→ **DATA BLOCK**:
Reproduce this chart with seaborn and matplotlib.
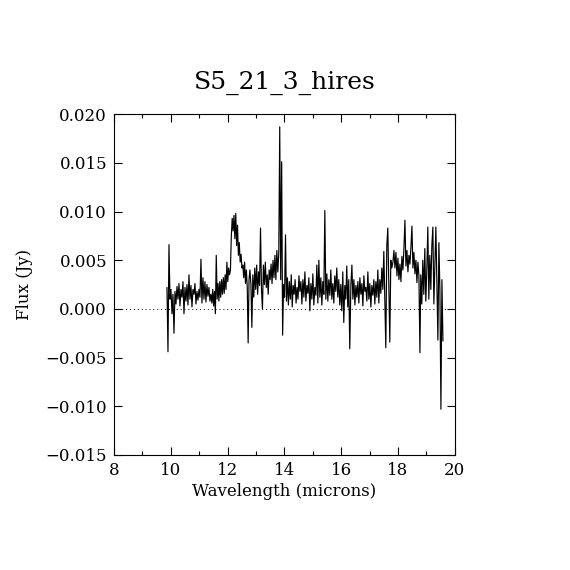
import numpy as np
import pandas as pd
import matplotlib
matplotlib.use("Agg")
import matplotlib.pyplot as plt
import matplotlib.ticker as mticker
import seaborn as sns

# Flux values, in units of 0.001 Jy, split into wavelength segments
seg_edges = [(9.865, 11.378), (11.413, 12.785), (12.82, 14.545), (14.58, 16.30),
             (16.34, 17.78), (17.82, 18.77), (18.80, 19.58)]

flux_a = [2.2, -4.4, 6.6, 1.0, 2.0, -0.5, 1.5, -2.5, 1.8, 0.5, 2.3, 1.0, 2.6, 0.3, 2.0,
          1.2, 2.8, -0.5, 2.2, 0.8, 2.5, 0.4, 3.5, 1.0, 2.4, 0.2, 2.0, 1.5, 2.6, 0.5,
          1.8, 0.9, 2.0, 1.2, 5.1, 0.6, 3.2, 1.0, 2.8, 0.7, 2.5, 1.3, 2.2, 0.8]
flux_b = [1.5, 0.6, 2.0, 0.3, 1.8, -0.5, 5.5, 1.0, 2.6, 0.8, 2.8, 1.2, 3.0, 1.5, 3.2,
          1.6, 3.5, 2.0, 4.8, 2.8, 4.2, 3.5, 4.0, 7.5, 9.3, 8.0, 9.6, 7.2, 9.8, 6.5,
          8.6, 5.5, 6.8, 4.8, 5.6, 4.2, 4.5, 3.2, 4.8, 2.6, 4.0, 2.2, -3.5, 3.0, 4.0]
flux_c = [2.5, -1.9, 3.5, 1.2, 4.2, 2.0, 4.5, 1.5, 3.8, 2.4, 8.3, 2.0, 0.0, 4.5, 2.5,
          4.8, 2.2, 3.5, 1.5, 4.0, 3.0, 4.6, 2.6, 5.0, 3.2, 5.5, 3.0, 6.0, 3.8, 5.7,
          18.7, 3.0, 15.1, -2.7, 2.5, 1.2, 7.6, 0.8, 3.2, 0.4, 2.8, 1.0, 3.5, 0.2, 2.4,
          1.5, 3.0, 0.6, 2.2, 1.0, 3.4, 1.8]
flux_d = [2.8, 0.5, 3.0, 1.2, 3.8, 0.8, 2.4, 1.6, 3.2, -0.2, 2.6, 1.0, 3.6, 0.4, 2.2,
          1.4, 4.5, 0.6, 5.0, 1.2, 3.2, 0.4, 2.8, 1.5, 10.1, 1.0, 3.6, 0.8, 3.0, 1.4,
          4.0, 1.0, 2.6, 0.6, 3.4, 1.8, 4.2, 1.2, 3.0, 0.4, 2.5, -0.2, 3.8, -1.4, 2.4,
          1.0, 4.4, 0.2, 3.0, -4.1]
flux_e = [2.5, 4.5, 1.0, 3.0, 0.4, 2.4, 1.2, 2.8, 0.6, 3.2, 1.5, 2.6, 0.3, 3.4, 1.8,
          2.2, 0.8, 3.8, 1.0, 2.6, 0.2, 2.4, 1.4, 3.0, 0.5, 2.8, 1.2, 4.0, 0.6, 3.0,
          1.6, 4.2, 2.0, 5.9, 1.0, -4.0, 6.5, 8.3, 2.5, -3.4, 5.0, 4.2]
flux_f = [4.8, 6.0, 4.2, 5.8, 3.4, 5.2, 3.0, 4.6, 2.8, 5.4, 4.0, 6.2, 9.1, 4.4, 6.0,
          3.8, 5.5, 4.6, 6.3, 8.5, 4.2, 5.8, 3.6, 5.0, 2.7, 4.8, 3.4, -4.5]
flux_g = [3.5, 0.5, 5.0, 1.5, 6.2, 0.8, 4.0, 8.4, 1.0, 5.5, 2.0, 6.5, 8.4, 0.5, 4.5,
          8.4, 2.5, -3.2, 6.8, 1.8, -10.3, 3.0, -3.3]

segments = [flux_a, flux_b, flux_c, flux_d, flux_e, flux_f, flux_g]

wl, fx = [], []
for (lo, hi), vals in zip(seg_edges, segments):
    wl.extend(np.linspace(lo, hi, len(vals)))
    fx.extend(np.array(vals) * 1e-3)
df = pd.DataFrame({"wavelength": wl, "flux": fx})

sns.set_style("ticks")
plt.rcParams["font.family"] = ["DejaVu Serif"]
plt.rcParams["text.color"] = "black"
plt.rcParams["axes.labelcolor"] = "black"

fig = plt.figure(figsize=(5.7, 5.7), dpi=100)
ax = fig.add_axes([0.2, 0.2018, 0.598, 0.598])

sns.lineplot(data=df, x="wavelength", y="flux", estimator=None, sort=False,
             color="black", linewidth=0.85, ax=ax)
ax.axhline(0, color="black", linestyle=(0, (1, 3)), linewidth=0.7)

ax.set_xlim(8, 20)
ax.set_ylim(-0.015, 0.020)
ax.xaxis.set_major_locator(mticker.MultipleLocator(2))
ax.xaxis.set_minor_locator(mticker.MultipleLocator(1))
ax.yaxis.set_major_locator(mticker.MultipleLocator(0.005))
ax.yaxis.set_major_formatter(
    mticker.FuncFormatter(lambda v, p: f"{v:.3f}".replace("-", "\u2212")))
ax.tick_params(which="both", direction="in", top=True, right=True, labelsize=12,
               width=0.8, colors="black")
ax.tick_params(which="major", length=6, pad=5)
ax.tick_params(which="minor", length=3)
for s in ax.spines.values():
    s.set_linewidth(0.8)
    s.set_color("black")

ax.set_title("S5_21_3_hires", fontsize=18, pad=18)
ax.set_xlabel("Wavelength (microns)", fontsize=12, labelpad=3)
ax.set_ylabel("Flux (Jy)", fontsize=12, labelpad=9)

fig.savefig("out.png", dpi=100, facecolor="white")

→ **TASK TO CARRY OUT**: Copy the listing in full and without alteration, omitting every picture.

→ **RESPONSE**:
Reproduce this chart with seaborn and matplotlib.
import numpy as np
import pandas as pd
import matplotlib
matplotlib.use("Agg")
import matplotlib.pyplot as plt
import matplotlib.ticker as mticker
import seaborn as sns

# Flux values, in units of 0.001 Jy, split into wavelength segments
seg_edges = [(9.865, 11.378), (11.413, 12.785), (12.82, 14.545), (14.58, 16.30),
             (16.34, 17.78), (17.82, 18.77), (18.80, 19.58)]

flux_a = [2.2, -4.4, 6.6, 1.0, 2.0, -0.5, 1.5, -2.5, 1.8, 0.5, 2.3, 1.0, 2.6, 0.3, 2.0,
          1.2, 2.8, -0.5, 2.2, 0.8, 2.5, 0.4, 3.5, 1.0, 2.4, 0.2, 2.0, 1.5, 2.6, 0.5,
          1.8, 0.9, 2.0, 1.2, 5.1, 0.6, 3.2, 1.0, 2.8, 0.7, 2.5, 1.3, 2.2, 0.8]
flux_b = [1.5, 0.6, 2.0, 0.3, 1.8, -0.5, 5.5, 1.0, 2.6, 0.8, 2.8, 1.2, 3.0, 1.5, 3.2,
          1.6, 3.5, 2.0, 4.8, 2.8, 4.2, 3.5, 4.0, 7.5, 9.3, 8.0, 9.6, 7.2, 9.8, 6.5,
          8.6, 5.5, 6.8, 4.8, 5.6, 4.2, 4.5, 3.2, 4.8, 2.6, 4.0, 2.2, -3.5, 3.0, 4.0]
flux_c = [2.5, -1.9, 3.5, 1.2, 4.2, 2.0, 4.5, 1.5, 3.8, 2.4, 8.3, 2.0, 0.0, 4.5, 2.5,
          4.8, 2.2, 3.5, 1.5, 4.0, 3.0, 4.6, 2.6, 5.0, 3.2, 5.5, 3.0, 6.0, 3.8, 5.7,
          18.7, 3.0, 15.1, -2.7, 2.5, 1.2, 7.6, 0.8, 3.2, 0.4, 2.8, 1.0, 3.5, 0.2, 2.4,
          1.5, 3.0, 0.6, 2.2, 1.0, 3.4, 1.8]
flux_d = [2.8, 0.5, 3.0, 1.2, 3.8, 0.8, 2.4, 1.6, 3.2, -0.2, 2.6, 1.0, 3.6, 0.4, 2.2,
          1.4, 4.5, 0.6, 5.0, 1.2, 3.2, 0.4, 2.8, 1.5, 10.1, 1.0, 3.6, 0.8, 3.0, 1.4,
          4.0, 1.0, 2.6, 0.6, 3.4, 1.8, 4.2, 1.2, 3.0, 0.4, 2.5, -0.2, 3.8, -1.4, 2.4,
          1.0, 4.4, 0.2, 3.0, -4.1]
flux_e = [2.5, 4.5, 1.0, 3.0, 0.4, 2.4, 1.2, 2.8, 0.6, 3.2, 1.5, 2.6, 0.3, 3.4, 1.8,
          2.2, 0.8, 3.8, 1.0, 2.6, 0.2, 2.4, 1.4, 3.0, 0.5, 2.8, 1.2, 4.0, 0.6, 3.0,
          1.6, 4.2, 2.0, 5.9, 1.0, -4.0, 6.5, 8.3, 2.5, -3.4, 5.0, 4.2]
flux_f = [4.8, 6.0, 4.2, 5.8, 3.4, 5.2, 3.0, 4.6, 2.8, 5.4, 4.0, 6.2, 9.1, 4.4, 6.0,
          3.8, 5.5, 4.6, 6.3, 8.5, 4.2, 5.8, 3.6, 5.0, 2.7, 4.8, 3.4, -4.5]
flux_g = [3.5, 0.5, 5.0, 1.5, 6.2, 0.8, 4.0, 8.4, 1.0, 5.5, 2.0, 6.5, 8.4, 0.5, 4.5,
          8.4, 2.5, -3.2, 6.8, 1.8, -10.3, 3.0, -3.3]

segments = [flux_a, flux_b, flux_c, flux_d, flux_e, flux_f, flux_g]

wl, fx = [], []
for (lo, hi), vals in zip(seg_edges, segments):
    wl.extend(np.linspace(lo, hi, len(vals)))
    fx.extend(np.array(vals) * 1e-3)
df = pd.DataFrame({"wavelength": wl, "flux": fx})

sns.set_style("ticks")
plt.rcParams["font.family"] = ["DejaVu Serif"]
plt.rcParams["text.color"] = "black"
plt.rcParams["axes.labelcolor"] = "black"

fig = plt.figure(figsize=(5.7, 5.7), dpi=100)
ax = fig.add_axes([0.2, 0.2018, 0.598, 0.598])

sns.lineplot(data=df, x="wavelength", y="flux", estimator=None, sort=False,
             color="black", linewidth=0.85, ax=ax)
ax.axhline(0, color="black", linestyle=(0, (1, 3)), linewidth=0.7)

ax.set_xlim(8, 20)
ax.set_ylim(-0.015, 0.020)
ax.xaxis.set_major_locator(mticker.MultipleLocator(2))
ax.xaxis.set_minor_locator(mticker.MultipleLocator(1))
ax.yaxis.set_major_locator(mticker.MultipleLocator(0.005))
ax.yaxis.set_major_formatter(
    mticker.FuncFormatter(lambda v, p: f"{v:.3f}".replace("-", "\u2212")))
ax.tick_params(which="both", direction="in", top=True, right=True, labelsize=12,
               width=0.8, colors="black")
ax.tick_params(which="major", length=6, pad=5)
ax.tick_params(which="minor", length=3)
for s in ax.spines.values():
    s.set_linewidth(0.8)
    s.set_color("black")

ax.set_title("S5_21_3_hires", fontsize=18, pad=18)
ax.set_xlabel("Wavelength (microns)", fontsize=12, labelpad=3)
ax.set_ylabel("Flux (Jy)", fontsize=12, labelpad=9)

fig.savefig("out.png", dpi=100, facecolor="white")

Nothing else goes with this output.